MAGNIFICUS HIERONIMO CAZETTE ET ANTONELLA FILIIS
MAGNIFICUS PAULUS INFELIX PATER NO SINE LACHRIMAE
FLUMINE STRUI FECIT HOC SEPULCRU - MDXXX.

Tutto il mausoleo ha la dimensione precisa in cui il Gagini si obbligò di farlo con l'istrumento notarile riportato dal Di Marzo nel secondo volume, pag. 144, 145 e cioè << palmorum settem cum dimidio vel circa... >>. Si può obbiettare che il contratto non fu stipulato col Cazetta, ed invece con un Pietro de Augustino, ma è a credersi però che questi, calabrese certamente, chè tuttavia esiste tal cognome in Nicotera ed altri paesi vicini, non fu che un commissionario, un rappresentante del vero ordinatore del lavoro, che conoscendo per fama il Gagini, ne incaricò quel magistro racionale, il quale servendosi della gran via del mare, spedì la bella opera in Calabria a Tropea, città marittima, non restandone traccia in Sicilia, come lamenta il Di Marzo. E si noti ancora che appunto per Nicotera, il Gagini lavorò una bella statua della Madonna prima del 1499 e che si ammira in quel Vescovado.
Dubitare che il lavoro non sia stato del Gagini in massima parte non è possibile, al semplice ben riflettere della eleganza e purezza ineffabile che traspare da tutto il lavoro, e, se non fu tutto eseguito dal sommo artista, certamente fu da lui tutto ideato.
Accertata così l'opera gaginesca che Tropea ha il vanto di possedere e numerare nel suo tesoro artistico, non resta che dire qualche accenno sulla famiglia che ebbe la sorte di poter avere tanto splendore di arte a maggior suo lustro.
Le due monografie antiche manoscritte che mi fu dato compulsare, assai brevi parole dicono della famiglia Cazetta, anzi ne viziano la ortografia stessa del cognome, mutando la prima lettera da C in G e raddoppiando il - z -. Quegli scrittori2 senza aver avuto il pensiero di leggere bene i due distici perfettamente scolpiti nel monumento, che pur dichiarano di famosa e mirabile scultura, dicono che tale famiglia Cazetta era tutta una che la famiglia Pugliese, della prima numerazione delle famiglie patrizie di Tropea, fatta nel 1567. Però consultata tale notizia con quella numerazione in atto autentico, nulla risulta di tale unicità.

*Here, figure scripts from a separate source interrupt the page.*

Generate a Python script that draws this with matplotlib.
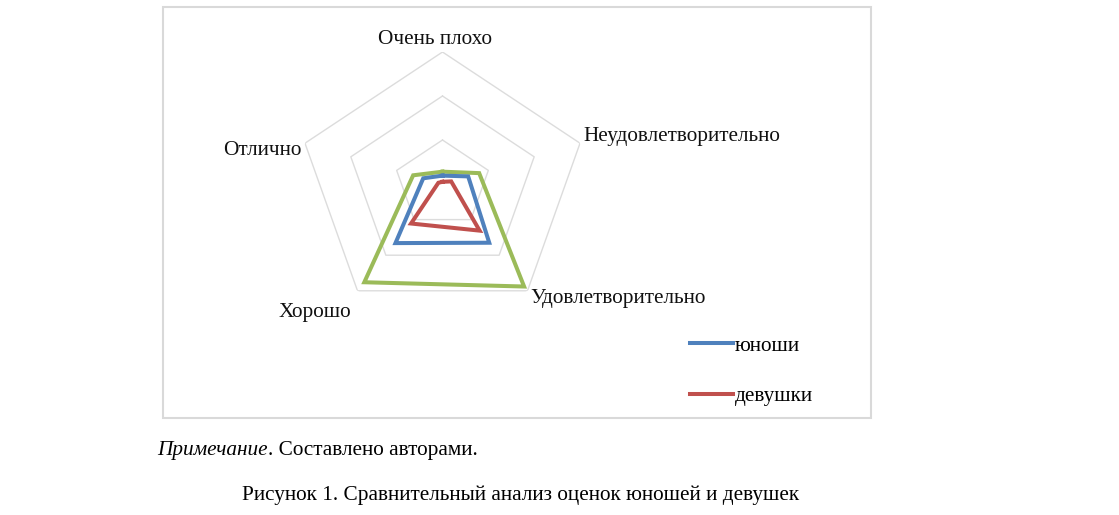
import numpy as np
import matplotlib
matplotlib.use("Agg")
import matplotlib.pyplot as plt
from matplotlib.patches import Rectangle

# Categories (clockwise from the top)
categories = ["Очень плохо", "Неудовлетворительно", "Удовлетворительно", "Хорошо", "Отлично"]

# Series values (scale 0..30)
boys = [1.9, 5.6, 16.5, 16.6, 4.2]
girls = [0.5, 1.9, 13.1, 11.1, 0.9]
total = [2.8, 8.0, 28.8, 27.6, 6.4]
grid_levels = [10, 20, 30]

# Label offsets in pixels and alignment for each category label
label_offsets = [(-8, 12), (3, 7), (3, -8), (-6, -22), (-3, -7)]
label_align = ["center", "left", "left", "right", "right"]

plt.rcParams["font.family"] = ["Liberation Serif", "DejaVu Serif"]
FS = 15.3

W, H = 1119, 515
fig = plt.figure(figsize=(W / 100, H / 100), dpi=100)

# Chart frame
fig.add_artist(Rectangle((163 / W, (H - 418) / H), (871 - 163) / W, (418 - 7) / H,
                         transform=fig.transFigure, fill=False,
                         edgecolor="#D9D9D9", lw=1.5))

# Radar axes (picture is a bit stretched horizontally)
cx, cy, rx, ry = 442.5, 184, 144.6, 132
ax = fig.add_axes([(cx - rx) / W, (H - cy - ry) / H, 2 * rx / W, 2 * ry / H],
                  projection="polar")
ax.set_aspect("auto")
ax.set_theta_offset(np.pi / 2)
ax.set_theta_direction(-1)
ax.set_ylim(0, grid_levels[-1])
ax.grid(False)
ax.spines["polar"].set_visible(False)
ax.set_xticks([])
ax.set_yticks([])
ax.patch.set_alpha(0)

n = len(categories)
theta = np.linspace(0, 2 * np.pi, n, endpoint=False)
theta_c = np.append(theta, theta[0])

# Pentagon gridlines
for lev in grid_levels:
    ax.plot(theta_c, [lev] * (n + 1), color="#DCDCDC", lw=1.0, zorder=1)

def closed(vals):
    return vals + vals[:1]

ax.plot(theta_c, closed(total), color="#9BBB59", lw=2.9, label="всего",
        solid_joinstyle="miter", zorder=3)
l_boys, = ax.plot(theta_c, closed(boys), color="#4F81BD", lw=2.9, label="юноши",
                  solid_joinstyle="miter", zorder=4)
l_girls, = ax.plot(theta_c, closed(girls), color="#C0504D", lw=2.9, label="девушки",
                   solid_joinstyle="miter", zorder=5)

# Category labels
for t, name, off, ha in zip(theta, categories, label_offsets, label_align):
    ax.annotate(name, xy=(t, grid_levels[-1]), xytext=off, textcoords="offset pixels",
                ha=ha, va="center", fontsize=FS, color="#111111", annotation_clip=False)

fig.legend(handles=[l_boys, l_girls], loc="center left",
           bbox_to_anchor=(690 / W, (H - 371) / H), frameon=False,
           borderpad=0, borderaxespad=0, handlelength=2.0, handletextpad=0.1,
           labelspacing=1.43, prop={"size": FS})

# Notes under the chart
t1 = fig.text(157 / W, (H - 450) / H, "Примечание", fontsize=FS, style="italic",
              ha="left", va="center")
ax.annotate(". Составлено авторами.", xy=(1, 0), xycoords=t1, xytext=(0, 0),
            textcoords="offset pixels", ha="left", va="bottom", fontsize=FS,
            annotation_clip=False)

fig.text(521 / W, (H - 495) / H, "Рисунок 1. Сравнительный анализ оценок юношей и девушек",
         fontsize=FS, ha="center", va="center")

fig.savefig("out.png", dpi=100)
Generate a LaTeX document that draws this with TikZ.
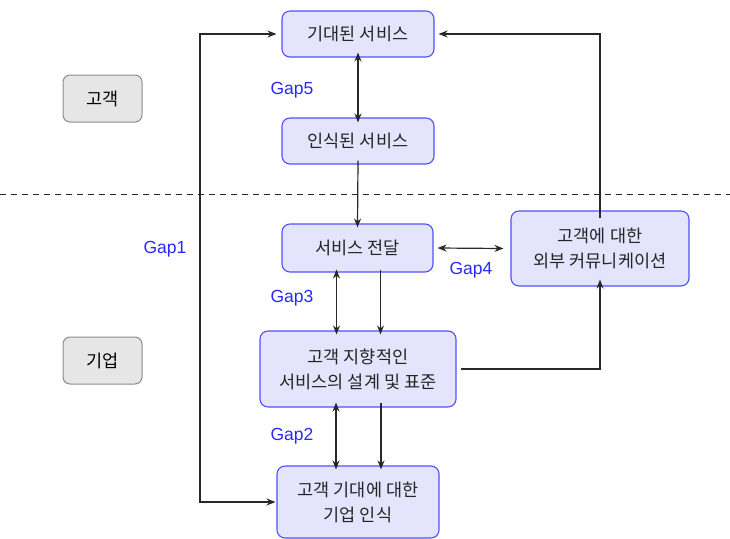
\documentclass[tikz,border=0pt]{standalone}
\usepackage{fontspec}
\setmainfont{Noto Sans CJK KR}
\newfontfamily\latinfont{Liberation Sans}
\usetikzlibrary{arrows.meta}
\definecolor{boxfill}{RGB}{228,228,252}
\definecolor{boxline}{RGB}{80,80,250}
\definecolor{grayfill}{RGB}{230,230,230}
\definecolor{grayline}{RGB}{140,140,140}
\definecolor{gapcol}{RGB}{40,40,250}
\definecolor{linecol}{RGB}{40,40,40}
\begin{document}
\begin{tikzpicture}[x=1pt,y=-1pt,
  bluebox/.style={draw=boxline,fill=boxfill,rounded corners=8pt,line width=1.1pt,
    font=\fontsize{17.5}{25}\selectfont,align=center,text=black!85,inner sep=0pt},
  graybox/.style={draw=grayline,fill=grayfill,rounded corners=7pt,line width=1pt,
    font=\fontsize{17.5}{25}\selectfont,inner sep=0pt},
  gaplabel/.style={font=\latinfont\fontsize{17.5}{20}\selectfont,text=gapcol,inner sep=0pt},
  conn/.style={draw=linecol,line width=1.2pt,-{Stealth[length=9pt,width=7pt]}},
  dconn/.style={draw=linecol,line width=1.2pt,{Stealth[length=9pt,width=7pt]}-{Stealth[length=9pt,width=7pt]}}]
\useasboundingbox (0,0) rectangle (730,538);
% boxes
\node[bluebox,minimum width=152pt,minimum height=46pt] (exp) at (358,34) {기대된 서비스};
\node[bluebox,minimum width=152pt,minimum height=46pt] (perc) at (358,141) {인식된 서비스};
\node[bluebox,minimum width=151pt,minimum height=48pt] (deliv) at (357.5,248) {서비스 전달};
\node[bluebox,minimum width=178pt,minimum height=75pt] (ext) at (600,248.5) {고객에 대한\\외부 커뮤니케이션};
\node[bluebox,minimum width=196pt,minimum height=76pt] (design) at (358,369) {고객 지향적인\\서비스의 설계 및 표준};
\node[bluebox,minimum width=162pt,minimum height=72pt] (mgmt) at (358,502) {고객 기대에 대한\\기업 인식};
\node[graybox,minimum width=79pt,minimum height=47pt] (cust) at (102.5,98.5) {고객};
\node[graybox,minimum width=79pt,minimum height=47pt] (firm) at (102.5,360.5) {기업};
% dashed separator
\coordinate (dl) at (0,194);
\coordinate (dr) at (730,194);
\draw[draw=linecol,line width=1pt,dash pattern=on 6pt off 5pt] (dl) -- (dr);
% labels
\node[gaplabel] (g5) at (292,90) {Gap5};
\node[gaplabel] (g1) at (165,249) {Gap1};
\node[gaplabel] (g4) at (471,270) {Gap4};
\node[gaplabel] (g3) at (292,298) {Gap3};
\node[gaplabel] (g2) at (292,436) {Gap2};
% connectors
\draw[dconn] ([yshift=5pt]exp.south) -- ([yshift=-5pt]perc.north);
\draw[conn] ([yshift=4pt]perc.south) -- ([yshift=-4pt]deliv.north);
\draw[dconn] ([xshift=4pt]deliv.east) -- ([xshift=-7pt]ext.west);
\draw[dconn] ([xshift=-21pt,yshift=3pt]deliv.south) -- ([xshift=-21pt,yshift=-4pt]deliv.south |- design.north);
\draw[conn] ([xshift=23pt,yshift=3pt]deliv.south) -- ([xshift=23pt,yshift=-4pt]deliv.south |- design.north);
\draw[dconn] ([xshift=-22pt,yshift=5pt]design.south) -- ([xshift=-22pt,yshift=-4pt]design.south |- mgmt.north);
\draw[conn] ([xshift=23pt,yshift=5pt]design.south) -- ([xshift=23pt,yshift=-4pt]design.south |- mgmt.north);
\draw[conn] ([xshift=4pt]design.east) -| ([yshift=7pt]ext.south);
\draw[conn] ([yshift=-8pt]ext.north) |- ([xshift=4pt]exp.east);
\draw[dconn] ([xshift=-1pt]mgmt.west) -| (200,300) |- ([xshift=-5pt]exp.west);
\end{tikzpicture}
\end{document}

Fatta minuziosa ricerca nell'Archivio del Rev.do Capitolo cattedrale di Tropea, in una sola vecchia carta in un informe elenco di canonici di detto Capitolo con inventario di messe, si legge:
<< 1529 - Abbate Antonio Bazzetta Puglisi canonico della Cattedrale >>, ma quel foglio non è proprio in tal data. La famiglia Bazzetta vi è stata veramente a Novara3, ma con uno stemma tutto differente da quello che si vede scolpito dal Gagini per i Cazetta in Tropea. E così pure a Bologna4 anche vi è stato un cognome Cazetti, ma con arma assai diversa. E' quindi da escudersi l'origine da quei lontani luoghi, della famiglia Cazetta di Tropea, e per quante altre riceche io avessi fatto in molte opere genealogiche-araldiche, su questa famiglia, nulla mi è riuscito di rintracciare. Forse fu originaria Tropeana ed estinta nella prima metà del 1500.

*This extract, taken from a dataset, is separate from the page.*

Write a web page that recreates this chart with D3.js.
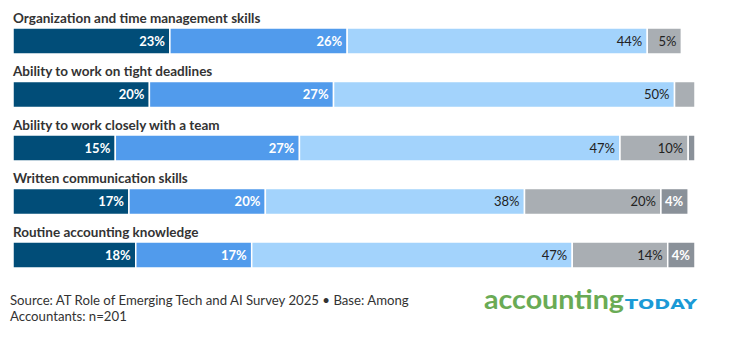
<!DOCTYPE html>
<html><head><meta charset="utf-8">
<script src="https://cdn.jsdelivr.net/npm/d3@7"></script>
<style>body{margin:0;background:#fff;font-family:Lato,sans-serif}</style>
</head><body><svg id="c" width="733" height="341"></svg>
<script>
const categories = ["Organization and time management skills","Ability to work on tight deadlines","Ability to work closely with a team","Written communication skills","Routine accounting knowledge"];
const s1 = [23,20,15,17,18];
const s2 = [26,27,27,20,17];
const s3 = [44,50,47,38,47];
const s4 = [5,3,10,20,14];
const s5 = [0,0,1,4,4];
const series = [s1,s2,s3,s4,s5];
const colors = ["#014d78","#519bec","#a3d3fc","#a9aeb3","#8a9199"];
const textColors = ["#fff","#fff","#222","#222","#fff"];
const textWeights = [700,700,400,400,700];
const footer = ["Source: AT Role of Emerging Tech and AI Survey 2025 \u2022 Base: Among","Accountants: n=201"];

const svg = d3.select("#c");
const x = d3.scaleLinear().domain([0,100]).range([13,695]);
const y = d3.scaleBand().domain(categories).range([28,268]).paddingInner(0.514).paddingOuter(0);

const rows = svg.selectAll("g.row").data(categories).join("g").attr("class","row");
rows.append("text").attr("x",13).attr("y",c=>y(c)-5)
  .attr("font-size",13.5).attr("font-weight",700).attr("fill","#333").text(c=>c);

categories.forEach((c,i)=>{
  let cum=0;
  series.forEach((s,k)=>{
    const v=s[i]; if(!v) return;
    const x0=x(cum), x1=x(cum+v); cum+=v;
    svg.append("rect").attr("x",x0).attr("y",y(c)).attr("width",x1-x0).attr("height",y.bandwidth())
      .attr("fill",colors[k]).attr("stroke","#fff").attr("stroke-width",1.5);
    if(v>=4){
      svg.append("text").attr("x",x1-5).attr("y",y(c)+y.bandwidth()/2).attr("dy","0.35em")
        .attr("text-anchor","end").attr("font-size",13).attr("font-weight",textWeights[k])
        .attr("fill",textColors[k]).text(v+"%");
    }
  });
});

svg.selectAll("text.foot").data(footer).join("text").attr("class","foot")
  .attr("x",10).attr("y",(d,i)=>305+i*16).attr("font-size",13.2).attr("fill","#333").text(d=>d);

svg.append("text").attr("x",484).attr("y",309).attr("font-family","Lato").attr("font-weight",700)
  .attr("font-size",27).attr("fill","#6aab55").attr("textLength",140).attr("lengthAdjust","spacingAndGlyphs").text("accounting");
svg.append("text").attr("x",625).attr("y",309).attr("font-family","DejaVu Sans").attr("font-weight",700)
  .attr("font-size",14).attr("fill","#1b9ad6").attr("textLength",72).attr("lengthAdjust","spacingAndGlyphs").text("TODAY");
</script></body></html>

Ed un'ultima osservazione mi resta a fare sulla terza parola dell'esametro. Essa è abbreviata ma non segnata dalla solita lineetta superiore, come in diverse altre parole dei due distici, ma da una forma di sigla, quasi un 3 messo all'angolo superiore dell'u.

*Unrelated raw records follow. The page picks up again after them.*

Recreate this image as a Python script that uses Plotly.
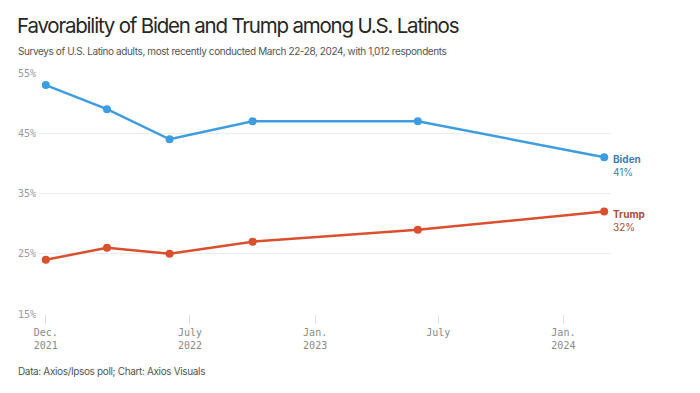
import plotly.graph_objects as go

dates = ["2021-12-01", "2022-03-01", "2022-06-01", "2022-10-01", "2023-06-01", "2024-03-01"]
biden = [53, 49, 44, 47, 47, 41]
trump = [24, 26, 25, 27, 29, 32]

tick_vals = ["2021-12-01", "2022-07-01", "2023-01-01", "2023-07-01", "2024-01-01"]
tick_text = ["Dec.<br>2021", "July<br>2022", "Jan.<br>2023", "July", "Jan.<br>2024"]
y_ticks = [15, 25, 35, 45, 55]

BLUE = "#3d9de0"
RED = "#d9502e"
BLUE_T = "#3f7fb8"
RED_T = "#b04a3a"
SANS = "Inter, 'Noto Sans', sans-serif"
MONO = "'DejaVu Sans Mono', 'Liberation Mono', monospace"

W, H = 700, 393
L, R, T, B = 39, 89, 73, 79
pw, ph = W - L - R, H - T - B

def px(xpix):
    return (xpix - L) / pw

def py(ypix):
    return (H - B - ypix) / ph

fig = go.Figure()
for name, vals, col in [("Biden", biden, BLUE), ("Trump", trump, RED)]:
    fig.add_trace(go.Scatter(
        x=dates, y=vals, mode="lines+markers", name=name,
        line=dict(color=col, width=2.5),
        marker=dict(color=col, size=8),
        hoverinfo="skip", showlegend=False, cliponaxis=False,
    ))

for name, vals, col in [("Biden", biden, BLUE_T), ("Trump", trump, RED_T)]:
    fig.add_annotation(
        x=dates[-1], y=vals[-1], xref="x", yref="y",
        text=f"<b>{name}</b><br><span style='font-family:{MONO}'>{vals[-1]}%</span>",
        showarrow=False, xanchor="left", yanchor="top", align="left",
        xshift=7, yshift=6,
        font=dict(family=SANS, size=10, color=col),
    )

fig.add_annotation(
    text="<span style='letter-spacing:-1.2px'>Favorability of Biden and Trump among U.S. Latinos</span>",
    xref="paper", yref="paper", x=px(15), y=py(11), xanchor="left", yanchor="top",
    showarrow=False, font=dict(family=SANS, size=20.5, color="#262626"),
)
fig.add_annotation(
    text="<span style='letter-spacing:-0.4px'>Surveys of U.S. Latino adults, most recently conducted March 22-28, 2024, with 1,012 respondents</span>",
    xref="paper", yref="paper", x=px(16), y=py(43), xanchor="left", yanchor="top",
    showarrow=False, font=dict(family=SANS, size=10, color="#555555"),
)
fig.add_annotation(
    text="<span style='letter-spacing:-0.35px'>Data: Axios/Ipsos poll; Chart: Axios Visuals</span>",
    xref="paper", yref="paper", x=px(16), y=py(363), xanchor="left", yanchor="top",
    showarrow=False, font=dict(family=SANS, size=10, color="#555555"),
)

fig.update_layout(
    width=W, height=H,
    margin=dict(l=L, r=R, t=T, b=B),
    paper_bgcolor="white", plot_bgcolor="white",
    xaxis=dict(
        type="date", range=["2021-11-21", "2024-03-11"],
        tickmode="array", tickvals=tick_vals, ticktext=tick_text,
        ticks="outside", ticklen=9, tickcolor="#e2e2e2", tickwidth=1,
        showgrid=False, zeroline=False, showline=False,
        tickfont=dict(family=MONO, size=10, color="#8a8a8a"),
    ),
    yaxis=dict(
        range=[15, 55], tickmode="array", tickvals=y_ticks,
        ticktext=[f"{v}%" for v in y_ticks],
        showgrid=True, gridcolor="#ececec", gridwidth=1,
        zeroline=False, showline=False, ticks="",
        tickfont=dict(family=MONO, size=10, color="#9a9a9a"),
        ticklabelstandoff=2,
    ),
)

fig.write_html("out.html", config={"displayModeBar": False},
               post_script="document.body.style.margin='0';")
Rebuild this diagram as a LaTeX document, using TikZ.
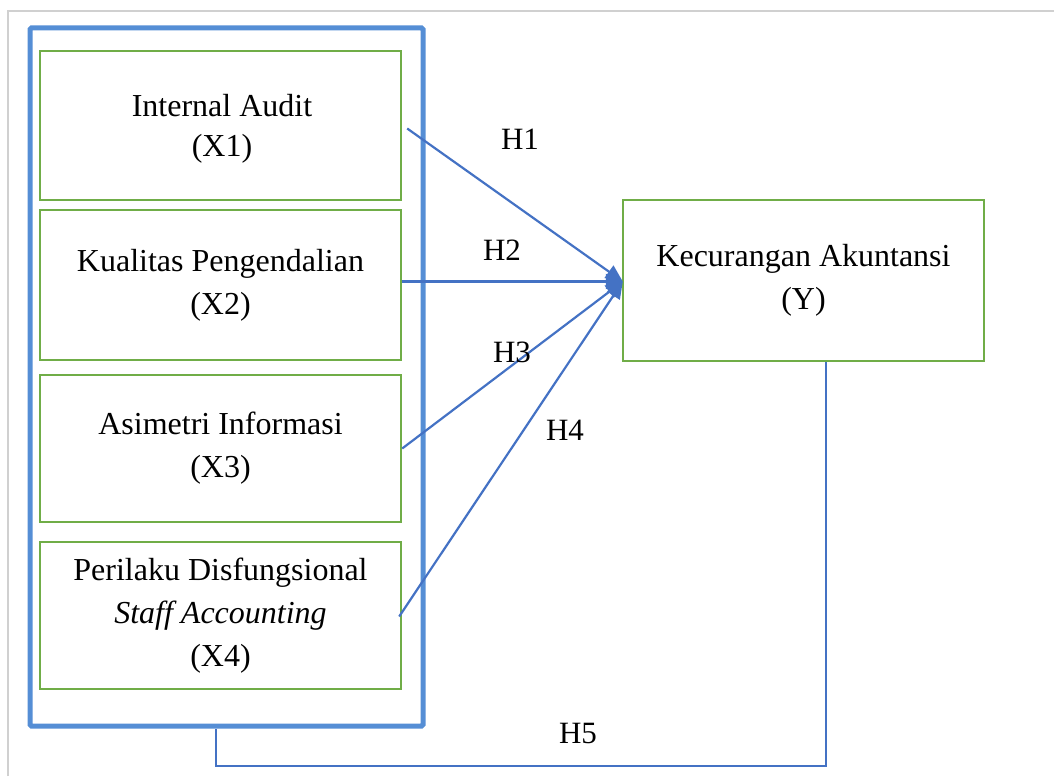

Affido questo mio modestissimo studio alla critica artistica dei volenterosi, ben lieto se da essa ne risulterà approvata la mia tesi di riconoscersi, cioè, nel mausoleo dei Gazetta nel Duomo di Tropea un'opera del sommo artista siciliano Antonello Gagini finora ritenuta dispersa.

Tropea, 1917
 

NOTE

1 I Gagini e la scultura in Sicilia, Palermo, 1880.
2 F. SERGIO, Collectanea Chronologica, sive Chronicorum... , 1720; A. CAMPESI, Collectanea...civitatis Tropaeae... , 1736.
3 CROLLALANZA, Dizionario Araldico, Pisa, 1886, pag. 105.
4 LUMAGA, Teatro della nobiltà, Napoli, 1725, pag. 835.